Arthur Coppola, president and chief executive officer of Macerich, cited the stronger balance sheet that the REIT has achieved through its refinancing of some properties during the quarter. He also said the company is "well positioned to take advantage of the pipeline of development and redevelopment opportunities in our existing portfolio," such as the new regional mall under construction at SanTan Village in Arizona. The San Tan project is scheduled to open the first phase of its 120-acre, open-air regional shopping venue in October in Gilbert, AZ, with approximately 130 retailers occupying more than 1.2 million sf.
Other projects under way include the Promenade at Casa Grande, a one-million-sf regional shopping center under development in Arizona's Pinal County on the I-10 corridor between Phoenix and Tucson. Phase one is scheduled to open in the fall, with the project 90% committed.
Also expected to open later this year is an expansion at Freehold Raceway Mall in New Jersey, where construction is under way on a 100,000-sf, $40 million lifestyle component that is 90% committed. In addition, Macerich began an interior renovation of the existing 1.4-million-sf center in the first quarter that is also expected to be substantially complete in the fourth quarter of this year.
Next year at about the same time, Macerich expects to complete the redevelopment and expansion of the Oaks, a 1.1-million-sf, super-regional shopping center in Thousand Oaks, CA. The company is adding a 235,000-sf expansion and the market's first Nordstrom department store.
For the quarter ended March 31, the company posted FFO of $85.1 million and 96 cents per share compared with $901 million and $1.05 for the comparable quarter last year. Net income totaled $2.6 million and four cents per share, compared with $7.4 million and 11 cents per share for the same quarter in the previous year.
Tom O'Hern, executive vice president and CFO, observed that this was the first time in the 13-year public history of Macerich that the firm has not posted an annual increase in FFO per share, and before 2006 the company had averaged double-digit increases in FFO per share. Among the factors reducing the FFO results were higher interest rates which were, according to O'Hern, "probably the biggest factor" and "adversely affected us by about 23 cents per share compared with 2005."
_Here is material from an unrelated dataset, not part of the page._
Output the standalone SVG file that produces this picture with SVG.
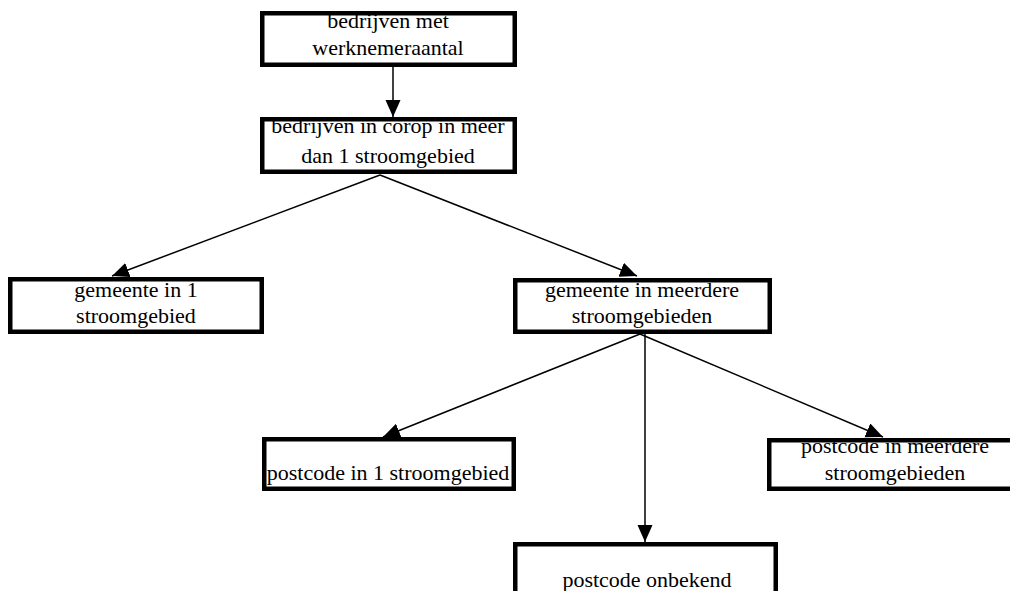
<svg xmlns="http://www.w3.org/2000/svg" width="1010" height="591" viewBox="0 0 1010 591">
<style>
.box{fill:none;stroke:#000;stroke-width:4.5}
.t{font-family:"Liberation Serif","Times New Roman",serif;font-size:22px;fill:#000;text-anchor:middle}
.c{stroke:#000;stroke-width:1.5;fill:none;marker-end:url(#ah)}
</style>
<defs>
<marker id="ah" markerUnits="userSpaceOnUse" markerWidth="18" markerHeight="16" refX="17" refY="7.5" orient="auto">
<path d="M0,0 L17,7.5 L0,15 z" fill="#000"/>
</marker>
</defs>
<rect width="1010" height="591" fill="#fff"/>
<g id="connectors">
<line class="c" x1="393" y1="67" x2="393" y2="117"/>
<line class="c" x1="380" y1="175" x2="112" y2="276"/>
<line class="c" x1="380" y1="175" x2="637" y2="276"/>
<line class="c" x1="640" y1="334" x2="383" y2="437"/>
<line class="c" x1="640" y1="334" x2="883" y2="437"/>
<line class="c" x1="645" y1="334" x2="645" y2="542"/>
</g>
<g id="n1">
<text class="t" x="388" y="28">bedrijven met</text>
<text class="t" x="388" y="55">werknemeraantal</text>
<rect class="box" x="262.25" y="13.25" width="252.5" height="51.5"/>
</g>
<g id="n2">
<text class="t" x="388" y="133">bedrijven in corop in meer</text>
<text class="t" x="388" y="163">dan 1 stroomgebied</text>
<rect class="box" x="262.25" y="119.25" width="252.5" height="52.5"/>
</g>
<g id="n3">
<text class="t" x="136" y="297">gemeente in 1</text>
<text class="t" x="136" y="323">stroomgebied</text>
<rect class="box" x="10.25" y="279.25" width="251.5" height="52.5"/>
</g>
<g id="n4">
<text class="t" x="642" y="297">gemeente in meerdere</text>
<text class="t" x="642" y="323">stroomgebieden</text>
<rect class="box" x="515.25" y="280.25" width="254.5" height="51.5"/>
</g>
<g id="n5">
<text class="t" x="388" y="480">postcode in 1 stroomgebied</text>
<rect class="box" x="264.25" y="439.25" width="249.5" height="49.5"/>
</g>
<g id="n6">
<text class="t" x="895" y="453">postcode in meerdere</text>
<text class="t" x="895" y="480">stroomgebieden</text>
<rect class="box" x="769.25" y="440.25" width="280" height="48.5"/>
</g>
<g id="n7">
<text class="t" x="647" y="587">postcode onbekend</text>
<rect class="box" x="515.25" y="544.25" width="260.5" height="60"/>
</g>
</svg>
On the other hand, the company reported that a number of measurements of its operations, including specialty store leases and same center tenant sales, showed significant gains. For example, the 359,000 sf of specialty store leases signed were closed at an average of $42.61 per sf, or about 24% higher than the expiring base rent. Total same center tenant sales increased 5.5%. The company's portfolio occupancy rate of 92.8% compared to 92.5% at March 31, 2006.